What is expected: Write out each line word for word. Drop pictures.
## Begin Provided data
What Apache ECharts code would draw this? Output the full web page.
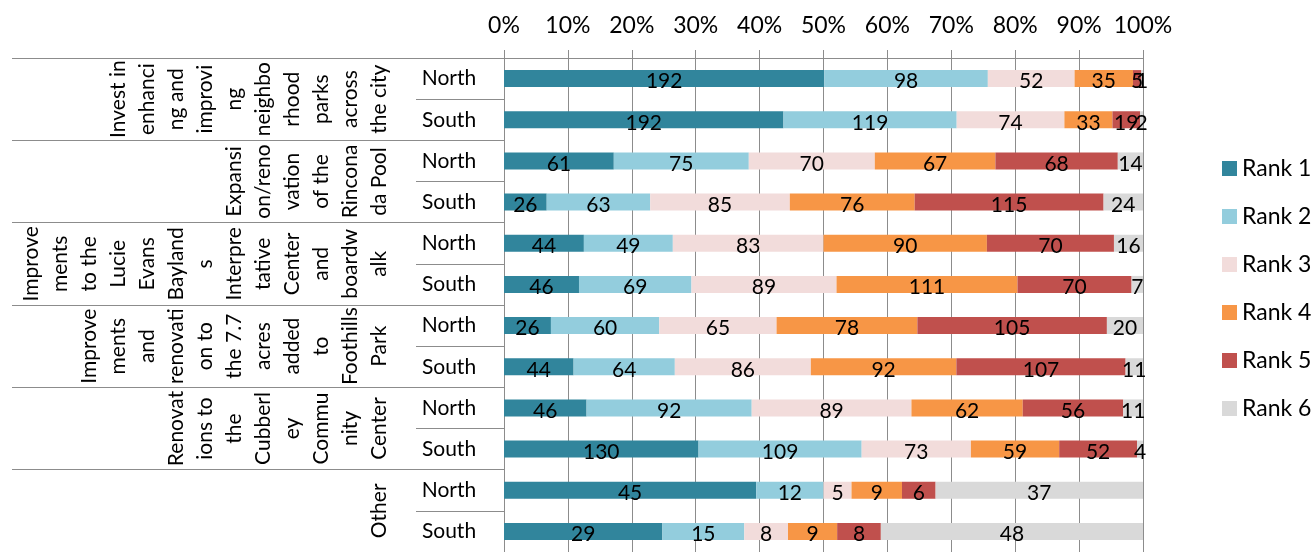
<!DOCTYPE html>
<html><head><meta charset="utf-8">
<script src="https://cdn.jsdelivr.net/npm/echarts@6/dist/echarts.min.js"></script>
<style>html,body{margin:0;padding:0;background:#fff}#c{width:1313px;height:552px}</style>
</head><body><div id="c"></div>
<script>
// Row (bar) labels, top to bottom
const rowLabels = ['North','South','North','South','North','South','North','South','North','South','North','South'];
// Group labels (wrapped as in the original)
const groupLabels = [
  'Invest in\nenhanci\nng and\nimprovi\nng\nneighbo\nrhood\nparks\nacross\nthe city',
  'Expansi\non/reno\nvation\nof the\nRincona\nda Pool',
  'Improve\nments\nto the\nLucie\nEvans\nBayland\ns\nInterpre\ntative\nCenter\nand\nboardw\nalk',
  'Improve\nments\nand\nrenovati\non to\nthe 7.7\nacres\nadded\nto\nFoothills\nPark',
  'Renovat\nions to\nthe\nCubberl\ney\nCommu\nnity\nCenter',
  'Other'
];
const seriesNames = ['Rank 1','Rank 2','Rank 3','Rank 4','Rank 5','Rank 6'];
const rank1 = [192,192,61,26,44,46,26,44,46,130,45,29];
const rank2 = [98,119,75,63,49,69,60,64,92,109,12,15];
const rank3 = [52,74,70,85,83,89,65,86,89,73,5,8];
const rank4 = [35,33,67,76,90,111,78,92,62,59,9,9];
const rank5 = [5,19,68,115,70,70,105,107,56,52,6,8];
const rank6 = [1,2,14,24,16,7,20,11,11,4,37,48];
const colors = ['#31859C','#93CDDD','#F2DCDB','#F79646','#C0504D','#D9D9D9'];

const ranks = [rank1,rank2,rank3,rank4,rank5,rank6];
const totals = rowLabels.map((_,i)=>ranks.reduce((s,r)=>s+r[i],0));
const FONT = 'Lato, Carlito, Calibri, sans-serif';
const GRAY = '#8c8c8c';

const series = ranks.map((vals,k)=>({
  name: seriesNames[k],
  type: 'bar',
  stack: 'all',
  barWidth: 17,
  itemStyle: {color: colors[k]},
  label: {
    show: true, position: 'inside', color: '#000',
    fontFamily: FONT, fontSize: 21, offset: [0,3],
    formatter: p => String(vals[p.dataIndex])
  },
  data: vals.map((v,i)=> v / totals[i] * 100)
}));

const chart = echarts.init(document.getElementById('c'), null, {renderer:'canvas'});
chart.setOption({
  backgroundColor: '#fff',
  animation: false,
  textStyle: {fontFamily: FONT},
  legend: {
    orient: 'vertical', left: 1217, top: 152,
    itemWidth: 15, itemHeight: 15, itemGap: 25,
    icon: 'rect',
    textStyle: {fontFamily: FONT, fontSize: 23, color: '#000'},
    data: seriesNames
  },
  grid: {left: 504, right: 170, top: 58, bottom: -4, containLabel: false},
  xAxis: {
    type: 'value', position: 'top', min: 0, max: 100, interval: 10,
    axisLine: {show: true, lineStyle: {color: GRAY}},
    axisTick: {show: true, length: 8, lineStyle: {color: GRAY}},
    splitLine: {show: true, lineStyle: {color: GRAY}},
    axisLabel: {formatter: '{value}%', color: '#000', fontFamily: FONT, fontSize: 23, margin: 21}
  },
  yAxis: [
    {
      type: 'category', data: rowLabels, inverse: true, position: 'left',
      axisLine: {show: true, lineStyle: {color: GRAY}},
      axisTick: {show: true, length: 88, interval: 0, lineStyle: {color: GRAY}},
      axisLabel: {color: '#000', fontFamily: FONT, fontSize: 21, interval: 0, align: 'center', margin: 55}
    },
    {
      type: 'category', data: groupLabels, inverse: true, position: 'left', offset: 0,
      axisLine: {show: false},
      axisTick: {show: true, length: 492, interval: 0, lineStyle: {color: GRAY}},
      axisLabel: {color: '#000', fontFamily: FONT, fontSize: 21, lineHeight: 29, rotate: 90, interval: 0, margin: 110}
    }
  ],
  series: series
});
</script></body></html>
## End Provided data
Answer to this exercise:
What Apache ECharts code would draw this? Output the full web page.
<!DOCTYPE html>
<html><head><meta charset="utf-8">
<script src="https://cdn.jsdelivr.net/npm/echarts@6/dist/echarts.min.js"></script>
<style>html,body{margin:0;padding:0;background:#fff}#c{width:1313px;height:552px}</style>
</head><body><div id="c"></div>
<script>
// Row (bar) labels, top to bottom
const rowLabels = ['North','South','North','South','North','South','North','South','North','South','North','South'];
// Group labels (wrapped as in the original)
const groupLabels = [
  'Invest in\nenhanci\nng and\nimprovi\nng\nneighbo\nrhood\nparks\nacross\nthe city',
  'Expansi\non/reno\nvation\nof the\nRincona\nda Pool',
  'Improve\nments\nto the\nLucie\nEvans\nBayland\ns\nInterpre\ntative\nCenter\nand\nboardw\nalk',
  'Improve\nments\nand\nrenovati\non to\nthe 7.7\nacres\nadded\nto\nFoothills\nPark',
  'Renovat\nions to\nthe\nCubberl\ney\nCommu\nnity\nCenter',
  'Other'
];
const seriesNames = ['Rank 1','Rank 2','Rank 3','Rank 4','Rank 5','Rank 6'];
const rank1 = [192,192,61,26,44,46,26,44,46,130,45,29];
const rank2 = [98,119,75,63,49,69,60,64,92,109,12,15];
const rank3 = [52,74,70,85,83,89,65,86,89,73,5,8];
const rank4 = [35,33,67,76,90,111,78,92,62,59,9,9];
const rank5 = [5,19,68,115,70,70,105,107,56,52,6,8];
const rank6 = [1,2,14,24,16,7,20,11,11,4,37,48];
const colors = ['#31859C','#93CDDD','#F2DCDB','#F79646','#C0504D','#D9D9D9'];

const ranks = [rank1,rank2,rank3,rank4,rank5,rank6];
const totals = rowLabels.map((_,i)=>ranks.reduce((s,r)=>s+r[i],0));
const FONT = 'Lato, Carlito, Calibri, sans-serif';
const GRAY = '#8c8c8c';

const series = ranks.map((vals,k)=>({
  name: seriesNames[k],
  type: 'bar',
  stack: 'all',
  barWidth: 17,
  itemStyle: {color: colors[k]},
  label: {
    show: true, position: 'inside', color: '#000',
    fontFamily: FONT, fontSize: 21, offset: [0,3],
    formatter: p => String(vals[p.dataIndex])
  },
  data: vals.map((v,i)=> v / totals[i] * 100)
}));

const chart = echarts.init(document.getElementById('c'), null, {renderer:'canvas'});
chart.setOption({
  backgroundColor: '#fff',
  animation: false,
  textStyle: {fontFamily: FONT},
  legend: {
    orient: 'vertical', left: 1217, top: 152,
    itemWidth: 15, itemHeight: 15, itemGap: 25,
    icon: 'rect',
    textStyle: {fontFamily: FONT, fontSize: 23, color: '#000'},
    data: seriesNames
  },
  grid: {left: 504, right: 170, top: 58, bottom: -4, containLabel: false},
  xAxis: {
    type: 'value', position: 'top', min: 0, max: 100, interval: 10,
    axisLine: {show: true, lineStyle: {color: GRAY}},
    axisTick: {show: true, length: 8, lineStyle: {color: GRAY}},
    splitLine: {show: true, lineStyle: {color: GRAY}},
    axisLabel: {formatter: '{value}%', color: '#000', fontFamily: FONT, fontSize: 23, margin: 21}
  },
  yAxis: [
    {
      type: 'category', data: rowLabels, inverse: true, position: 'left',
      axisLine: {show: true, lineStyle: {color: GRAY}},
      axisTick: {show: true, length: 88, interval: 0, lineStyle: {color: GRAY}},
      axisLabel: {color: '#000', fontFamily: FONT, fontSize: 21, interval: 0, align: 'center', margin: 55}
    },
    {
      type: 'category', data: groupLabels, inverse: true, position: 'left', offset: 0,
      axisLine: {show: false},
      axisTick: {show: true, length: 492, interval: 0, lineStyle: {color: GRAY}},
      axisLabel: {color: '#000', fontFamily: FONT, fontSize: 21, lineHeight: 29, rotate: 90, interval: 0, margin: 110}
    }
  ],
  series: series
});
</script></body></html>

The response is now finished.